--- START ---
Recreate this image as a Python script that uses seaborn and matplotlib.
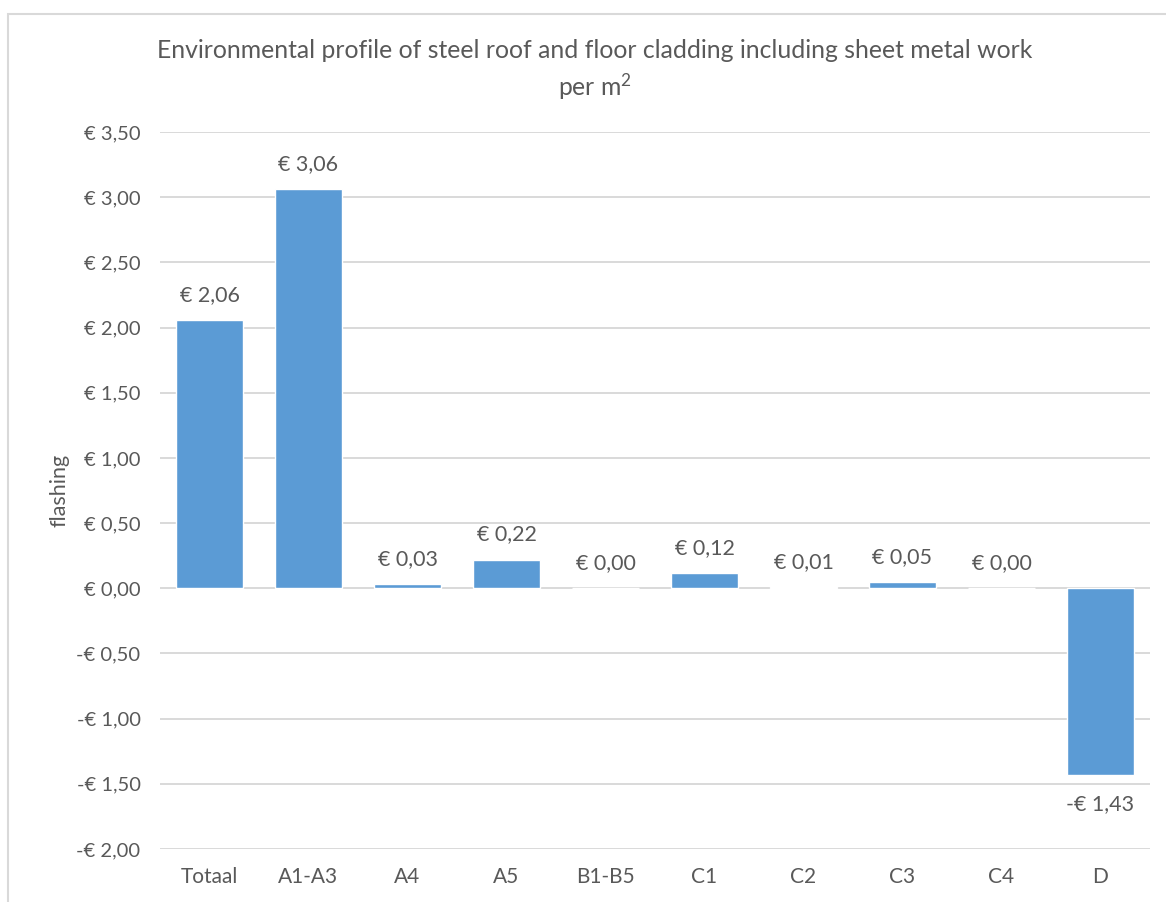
import matplotlib
matplotlib.use("Agg")
import matplotlib.pyplot as plt
import seaborn as sns
import pandas as pd
from matplotlib.patches import Rectangle

categories = ["Totaal", "A1-A3", "A4", "A5", "B1-B5", "C1", "C2", "C3", "C4", "D"]
values = [2.06, 3.06, 0.03, 0.22, 0.00, 0.12, 0.01, 0.05, 0.00, -1.43]
yticks = [-2.0, -1.5, -1.0, -0.5, 0.0, 0.5, 1.0, 1.5, 2.0, 2.5, 3.0, 3.5]

TXT = "#595959"
BAR = "#5B9BD5"
GRID = "#D9D9D9"

sns.set_theme(style="white")
plt.rcParams["font.family"] = ["Lato", "DejaVu Sans"]
plt.rcParams["mathtext.fontset"] = "custom"
plt.rcParams["mathtext.rm"] = "Lato"
plt.rcParams["mathtext.it"] = "Lato"
plt.rcParams["mathtext.default"] = "rm"

W, H = 1166, 902
fig = plt.figure(figsize=(W / 100, H / 100), dpi=100)
fig.patch.set_facecolor("white")

left, right, top, bottom = 160, 1150, 132, 849
ax = fig.add_axes([left / W, 1 - bottom / H, (right - left) / W, (bottom - top) / H])

df = pd.DataFrame({"cat": categories, "val": values})
sns.barplot(data=df, x="cat", y="val", color=BAR, saturation=1, width=0.67, ax=ax, zorder=3)

ax.set_ylim(-2.0, 3.5)
ax.set_xlim(-0.5, len(categories) - 0.5)
ax.set_yticks(yticks)

def euro(v):
    s = f"{abs(v):.2f}".replace(".", ",")
    return ("-€ " if v < 0 else "€ ") + s

ax.set_yticklabels([euro(v) for v in yticks])
ax.tick_params(axis="both", length=0, colors=TXT)
ax.tick_params(axis="y", pad=14, labelsize=14.5)
ax.tick_params(axis="x", pad=13, labelsize=15)
for s in ax.spines.values():
    s.set_visible(False)
ax.grid(axis="y", color=GRID, linewidth=1.4, zorder=0)
ax.set_axisbelow(True)
ax.set_xlabel("")
ax.set_ylabel("")
fig.text(59 / W, 1 - 490 / H, "flashing", rotation=90, ha="center", va="center",
         fontsize=15.5, color=TXT)

for i, v in enumerate(values):
    off = 18 if v >= 0 else -21
    ax.annotate(euro(v), (i, v), xytext=(0, off), textcoords="offset points",
                ha="center", va="center", fontsize=15.5, color=TXT)

fig.text(595 / W, 1 - 51 / H, "Environmental profile of steel roof and floor cladding including sheet metal work",
         ha="center", va="center", fontsize=17.8, color=TXT)
fig.text(595 / W, 1 - 87 / H, r"per m$^{2}$", ha="center", va="center", fontsize=17.8, color=TXT)

fig.patches.append(Rectangle((8 / W, -0.1), 1.2, 1.1 - 14 / H, transform=fig.transFigure,
                             fill=False, edgecolor=GRID, linewidth=1.5, figure=fig))

fig.savefig("out.png", dpi=100, facecolor="white")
--- END ---
» What you should do: From the listing, extract all text exactly as given and drop any picture.

» Solution to the exercise:
Recreate this image as a Python script that uses seaborn and matplotlib.
import matplotlib
matplotlib.use("Agg")
import matplotlib.pyplot as plt
import seaborn as sns
import pandas as pd
from matplotlib.patches import Rectangle

categories = ["Totaal", "A1-A3", "A4", "A5", "B1-B5", "C1", "C2", "C3", "C4", "D"]
values = [2.06, 3.06, 0.03, 0.22, 0.00, 0.12, 0.01, 0.05, 0.00, -1.43]
yticks = [-2.0, -1.5, -1.0, -0.5, 0.0, 0.5, 1.0, 1.5, 2.0, 2.5, 3.0, 3.5]

TXT = "#595959"
BAR = "#5B9BD5"
GRID = "#D9D9D9"

sns.set_theme(style="white")
plt.rcParams["font.family"] = ["Lato", "DejaVu Sans"]
plt.rcParams["mathtext.fontset"] = "custom"
plt.rcParams["mathtext.rm"] = "Lato"
plt.rcParams["mathtext.it"] = "Lato"
plt.rcParams["mathtext.default"] = "rm"

W, H = 1166, 902
fig = plt.figure(figsize=(W / 100, H / 100), dpi=100)
fig.patch.set_facecolor("white")

left, right, top, bottom = 160, 1150, 132, 849
ax = fig.add_axes([left / W, 1 - bottom / H, (right - left) / W, (bottom - top) / H])

df = pd.DataFrame({"cat": categories, "val": values})
sns.barplot(data=df, x="cat", y="val", color=BAR, saturation=1, width=0.67, ax=ax, zorder=3)

ax.set_ylim(-2.0, 3.5)
ax.set_xlim(-0.5, len(categories) - 0.5)
ax.set_yticks(yticks)

def euro(v):
    s = f"{abs(v):.2f}".replace(".", ",")
    return ("-€ " if v < 0 else "€ ") + s

ax.set_yticklabels([euro(v) for v in yticks])
ax.tick_params(axis="both", length=0, colors=TXT)
ax.tick_params(axis="y", pad=14, labelsize=14.5)
ax.tick_params(axis="x", pad=13, labelsize=15)
for s in ax.spines.values():
    s.set_visible(False)
ax.grid(axis="y", color=GRID, linewidth=1.4, zorder=0)
ax.set_axisbelow(True)
ax.set_xlabel("")
ax.set_ylabel("")
fig.text(59 / W, 1 - 490 / H, "flashing", rotation=90, ha="center", va="center",
         fontsize=15.5, color=TXT)

for i, v in enumerate(values):
    off = 18 if v >= 0 else -21
    ax.annotate(euro(v), (i, v), xytext=(0, off), textcoords="offset points",
                ha="center", va="center", fontsize=15.5, color=TXT)

fig.text(595 / W, 1 - 51 / H, "Environmental profile of steel roof and floor cladding including sheet metal work",
         ha="center", va="center", fontsize=17.8, color=TXT)
fig.text(595 / W, 1 - 87 / H, r"per m$^{2}$", ha="center", va="center", fontsize=17.8, color=TXT)

fig.patches.append(Rectangle((8 / W, -0.1), 1.2, 1.1 - 14 / H, transform=fig.transFigure,
                             fill=False, edgecolor=GRID, linewidth=1.5, figure=fig))

fig.savefig("out.png", dpi=100, facecolor="white")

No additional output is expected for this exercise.